Deep Singh (later Baba Deep Singh), son of Bhagta, of village Pahuwind (now district Amritsar) was the founder of this Misl. Earlier this Misl was known as Deep Singh’s Misl but after the martyrdom of Deep Singh in 1757 and another Sikh general Gurbakhsh Singh (of Leel village) in 1764, this Misl came to be known as Shaheedan Misl.

Origins and history
In 1748, Baba Deep Singh was appointed the leader of the Shaheedan Misl and the Mahant of the Takht Sri Damdama Sahib. In 1757, Ahmad Shah Abdali invaded India and sent an army to the Harmindar Sahib to block Sikhs from entering the Gurdwara. Baba Deep Singh and a company of men who rode with him to free the gurdwara were killed in the Battle of Amritsar (1757) against the Durrani Army.
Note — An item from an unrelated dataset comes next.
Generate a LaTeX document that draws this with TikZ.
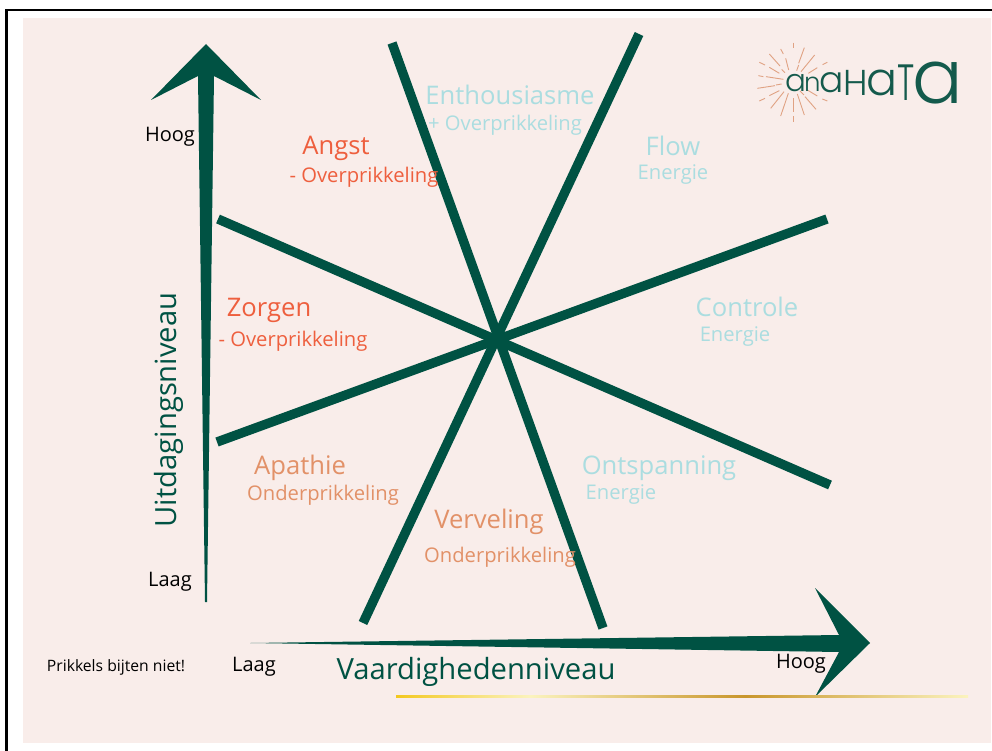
\documentclass[tikz,border=0pt]{standalone}
\usepackage{fontspec}
\setmainfont{Open Sans}
\newfontfamily\logofont{Poppins Light}
\tikzset{
  x=1pt,y=-1pt,
  axisfill/.style={fill=dgreen,draw=none},
  spoke/.style={draw=dgreen,line width=9.4pt},
  big/.style={font=\fontsize{25.6}{28}\selectfont,inner sep=0pt,anchor=base},
  small/.style={font=\fontsize{20.2}{23}\selectfont,inner sep=0pt,anchor=base},
  note/.style={font=\fontsize{20}{23}\selectfont,inner sep=0pt,anchor=base,text=black},
  axlabel/.style={font=\fontsize{29.2}{32}\selectfont,inner sep=0pt,anchor=base,text=dgreen},
  ray/.style={draw=rayc,line width=0.9pt},
  logo/.style={inner sep=0pt,anchor=base west,text=logoc},
}
\definecolor{dgreen}{HTML}{005243}
\definecolor{logoc}{HTML}{145A4C}
\definecolor{bgp}{HTML}{F9EDEA}
\definecolor{red1}{HTML}{EE5F3E}
\definecolor{org1}{HTML}{E29168}
\definecolor{blu1}{HTML}{ABDDE0}
\definecolor{rayc}{HTML}{E0A283}
\definecolor{gold1}{HTML}{F3C81F}
\definecolor{gold2}{HTML}{FBF3BE}
\definecolor{gold3}{HTML}{C9962C}
\begin{document}
\begin{tikzpicture}
\useasboundingbox (0,0) rectangle (992,751);
\fill[white] (0,0) rectangle (992,751);
\fill[bgp] (23,18) rectangle (991,743);
\draw[black,line width=2.5pt] (6.5,751) -- (6.5,10) -- (992,10);
% spokes
\coordinate (a1) at (392,43); \coordinate (a2) at (603,628);
\coordinate (b1) at (639,34); \coordinate (b2) at (363,623);
\coordinate (c1) at (827,219); \coordinate (c2) at (217,442);
\coordinate (d1) at (218,219); \coordinate (d2) at (830,485);
\draw[spoke] (a1) -- (a2);
\draw[spoke] (b1) -- (b2);
\draw[spoke] (c1) -- (c2);
\draw[spoke] (d1) -- (d2);
% axes
\fill[axisfill] (205,602) -- (198,76) -- (151,100) -- (206,44) -- (261,100) -- (214,76) -- (207,602) -- cycle;
\fill[axisfill] (250,643) -- (839,635) -- (815,588) -- (870,643) -- (815,697) -- (839,652) -- cycle;
% gold line
\shade[left color=gold1,right color=gold2] (396,695) rectangle (530,697.5);
\shade[left color=gold2,right color=gold3] (530,695) rectangle (745,697.5);
\shade[left color=gold3,right color=gold2] (745,695) rectangle (968,697.5);
% labels
\node[big,text=red1] (angst) at (336,155) {Angst};
\node[small,text=red1] (angst2) at (364,183) {- Overprikkeling};
\node[big,text=blu1] (enth) at (510,105) {Enthousiasme};
\node[small,text=blu1] (enth2) at (505,131) {+ Overprikkeling};
\node[big,text=blu1] (flow) at (673,156) {Flow};
\node[small,text=blu1] (flow2) at (673,180) {Energie};
\node[big,text=blu1] (contr) at (747,316) {Controle};
\node[small,text=blu1] (contr2) at (735,341) {Energie};
\node[big,text=red1] (zorg) at (269,316) {Zorgen};
\node[small,text=red1] (zorg2) at (293,346) {- Overprikkeling};
\node[big,text=org1] (apa) at (300,474) {Apathie};
\node[small,text=org1] (apa2) at (323,500) {Onderprikkeling};
\node[big,text=org1] (verv) at (489,528) {Verveling};
\node[small,text=org1] (verv2) at (500,562) {Onderprikkeling};
\node[big,text=blu1] (ont) at (659,474) {Ontspanning};
\node[small,text=blu1] (ont2) at (621,499) {Energie};
\node[note] (hoog1) at (170,142) {Hoog};
\node[note] (laag1) at (170,586) {Laag};
\node[note] (laag2) at (254,671) {Laag};
\node[note] (hoog2) at (801,668) {Hoog};
\node[font=\fontsize{15.7}{18}\selectfont,inner sep=0pt,anchor=base,text=black] (pb) at (116,671) {Prikkels bijten niet!};
\node[axlabel] (vn) at (476,679) {Vaardighedenniveau};
\node[axlabel,rotate=90] (un) at (176,410) {Uitdagingsniveau};
% logo rays
\begin{scope}[shift={(740,30)},x=0.3333pt,y=-0.3333pt]
\foreach \xa/\ya/\xb/\yb in {
 160/38/160/55, 122/57/130/72, 137/85/146/120, 193/53/176/100, 176/105/170/122,
 88/72/120/108, 125/118/135/128, 224/75/183/125, 58/97/75/105, 88/112/118/130,
 262/97/248/104, 232/113/205/130, 55/137/70/140, 78/140/130/148, 52/175/105/167,
 108/165/125/162, 58/213/75/205, 88/197/118/182, 262/213/247/207, 232/198/202/180,
 92/235/132/185, 228/238/195/200, 192/195/180/183, 122/258/145/190, 193/255/172/192,
 160/275/160/257, 160/245/160/205}{
  \draw[ray] (\xa,\ya) -- (\xb,\yb);
}
\end{scope}
\node[logo,font=\logofont\fontsize{31}{31}\selectfont] (l1) at (785,92) {a};
\node[logo,font=\logofont\fontsize{26}{26}\selectfont] (l2) at (804,92) {n};
\node[logo,font=\logofont\fontsize{36}{36}\selectfont] (l3) at (819,93) {a};
\node[logo,font=\logofont\fontsize{36}{36}\selectfont] (l4) at (843,96) {H};
\node[logo,font=\logofont\fontsize{46}{46}\selectfont] (l5) at (866,96) {a};
\node[logo,font=\logofont\fontsize{51}{51}\selectfont,xscale=.65] (l6) at (897,101) {T};
\node[logo,font=\logofont\fontsize{75}{75}\selectfont] (l7) at (912,104) {a};
\end{tikzpicture}
\end{document}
His successor, Suddha Singh, later led the misl into a skirmish against the Afghan government of Jalandhar City. The first two leaders of the misl were considered Shaheeds, or  martyrs, by their contemporaries so the misl became known as, Shaheedan Misl, or the followers of the martyrs. The misl was annexed by the Sikh Empire at some point in the early 19th century and became a part of the Sikh Empire. The Nihang order of Sikhs maintains the traditions of this misl.